The 1941 Hawaii Rainbows football team was an American football team that represented the University of Hawaii as an independent during the 1941 college football season. The team compiled an 8–1 record and outscored opponents by a total of 280 to 83. The season was shortened by two games following the attack on Pearl Harbor.

Tom Kaulukukui and Eugene Gill were co-head coaches. It was Kaulukukui's first year as a head coach; Gill had been head coach of the team in 1940 as well.

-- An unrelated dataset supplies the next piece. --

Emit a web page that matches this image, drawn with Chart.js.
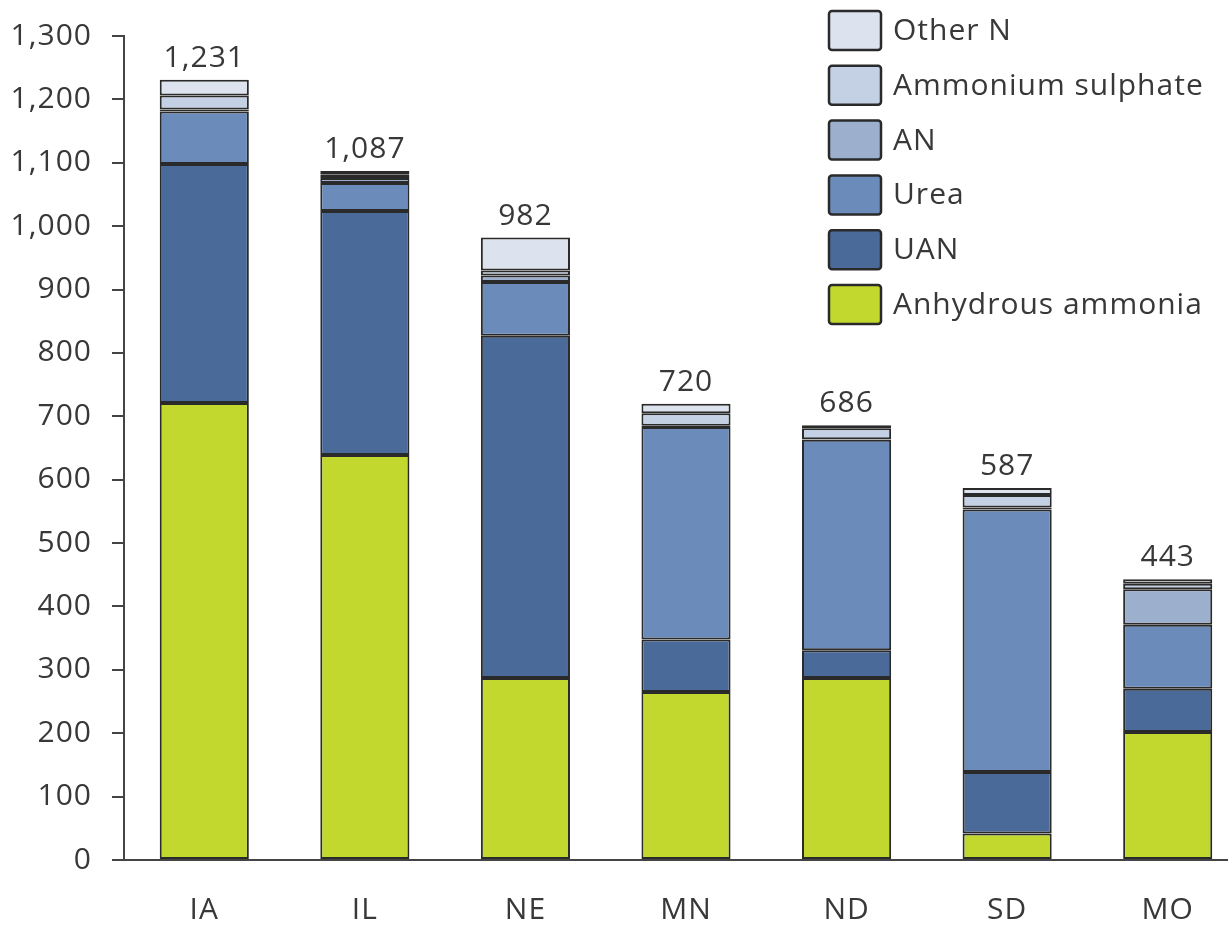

During a September 24 game against Pacific (CA) in Stockton, California, a distressed army flying cadet tried to land his plane at the stadium, diving for 30 minutes "a few feet over the heads of terrified spectators and players and clipped the stadium power line, darkening the field." The cadet ultimately landed his plane safely in the stadium parking lot.

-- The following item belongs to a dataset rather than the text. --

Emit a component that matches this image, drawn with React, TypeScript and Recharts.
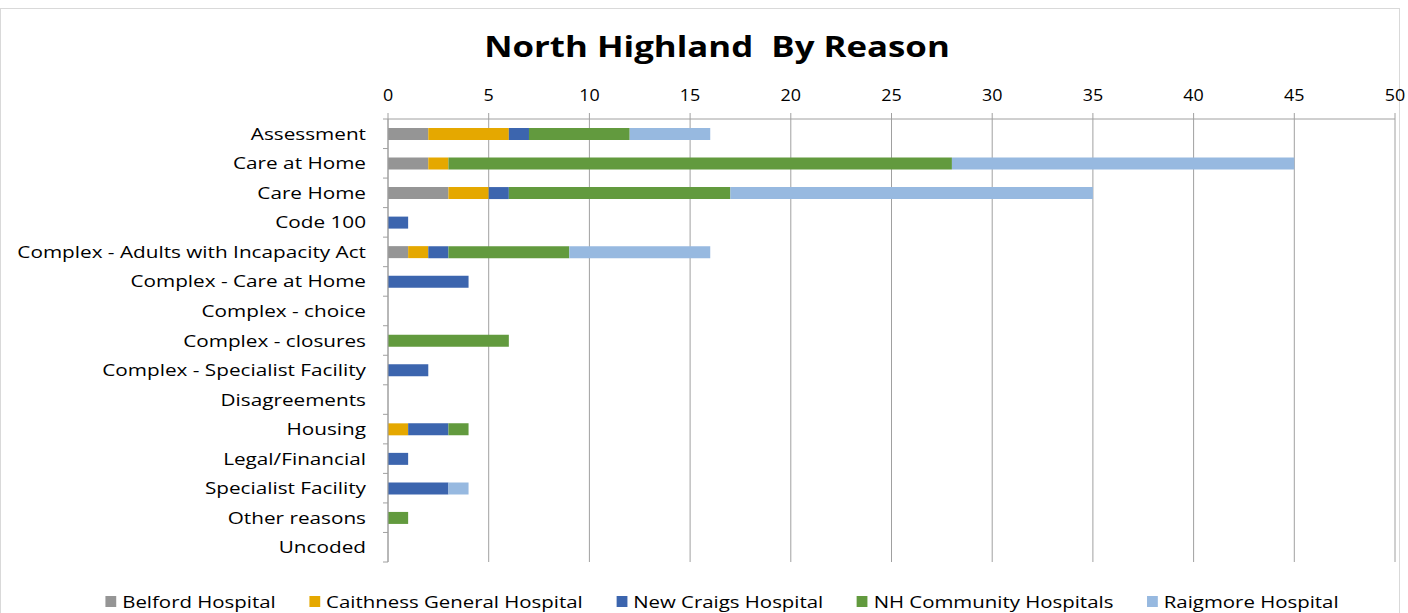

Hawaii was ranked at No. 69 (out of 681 teams) in the final rankings under the Litkenhous Difference by Score System for 1941.

==Schedule==

| Date | Opponent | Site | Result | Attendance | Source |
|---|---|---|---|---|---|
| September 24 | at Pacific (CA) | Baxter Stadium; Stockton, CA; | W 14–0 | 12,000 |  |
| September 20 | at Portland | Multnomah Stadium; Portland, OR; | W 33–6 | 9,000 |  |
| October 10 | Hawaii Bears | Honolulu Stadium; Honolulu, Territory of Hawaii; | W 20–6 | 20,000 |  |
| October 17 | Na Alii | Honolulu Stadium; Honolulu, Territory of Hawaii; | W 19–6 | 15,000 |  |
| October 27 | Healani | Honolulu Stadium; Honolulu, Territory of Hawaii; | L 6–26 | 19,000 |  |
| November 7 | Na Alii | Honolulu Stadium; Honolulu, Territory of Hawaii; | W 33–14 | 4,000 |  |
| November 19 | Hawaii Bears | Honolulu Stadium; Honolulu, Territory of Hawaii; | W 27–13 | 5,500 |  |
| November 26 | Healani | Honolulu Stadium; Honolulu, Territory of Hawaii; | W 21–6 | 11,000 |  |
| December 6 | Willamette | Honolulu Stadium; Honolulu, Territory of Hawaii (Shrine Football Classic); | W 20–6 | 25,000 |  |
| December 13 | San Jose State | Honolulu Stadium; Honolulu, Territory of Hawaii; | No contest |  |  |
| January 1, 1942 | Nevada | Honolulu Stadium; Honolulu, Territory of Hawaii; | No contest |  |  |

==Shrine Game and Pearl Harbor==

On the afternoon of December 6, 1941, in the Shrine Football Classic, Hawaii defeated Willamette at Honolulu Stadium. The game drew a crowd of 25,000 persons, the largest paid attendance in Hawaii history to that point. The attendees included Territorial Governor Joseph Poindexter, Honolulu Mayor Lester Petrie, and Lt. Gen. Walter Short, the U.S. military commander responsible for the defense of U.S. military installations in Hawaii; the game was preceded by a "spectacle" of marching bands, including performances by the U.S. Marine band and bands from the University of Hawaii, Royal Hawaiian, McKinley High, St. Louis College, Kamehameha, Roosevelt High, Punahou Academy, Honolulu Plantation Co., and others.

Early the following morning, the Attack on Pearl Harbor occurred, beginning the Pacific War. The team's remaining game against San Jose State and Nevada were cancelled. The San Jose State team was already in Honolulu at the time of the attack. The San Jose State and Willamette players were stranded in Hawaii due to the emergency following the attack. The Hawaii, Willamette, and San Jose State football teams all volunteered to perform special police duties during the emergency.

The Hawaii football program was suspended for the duration of the war.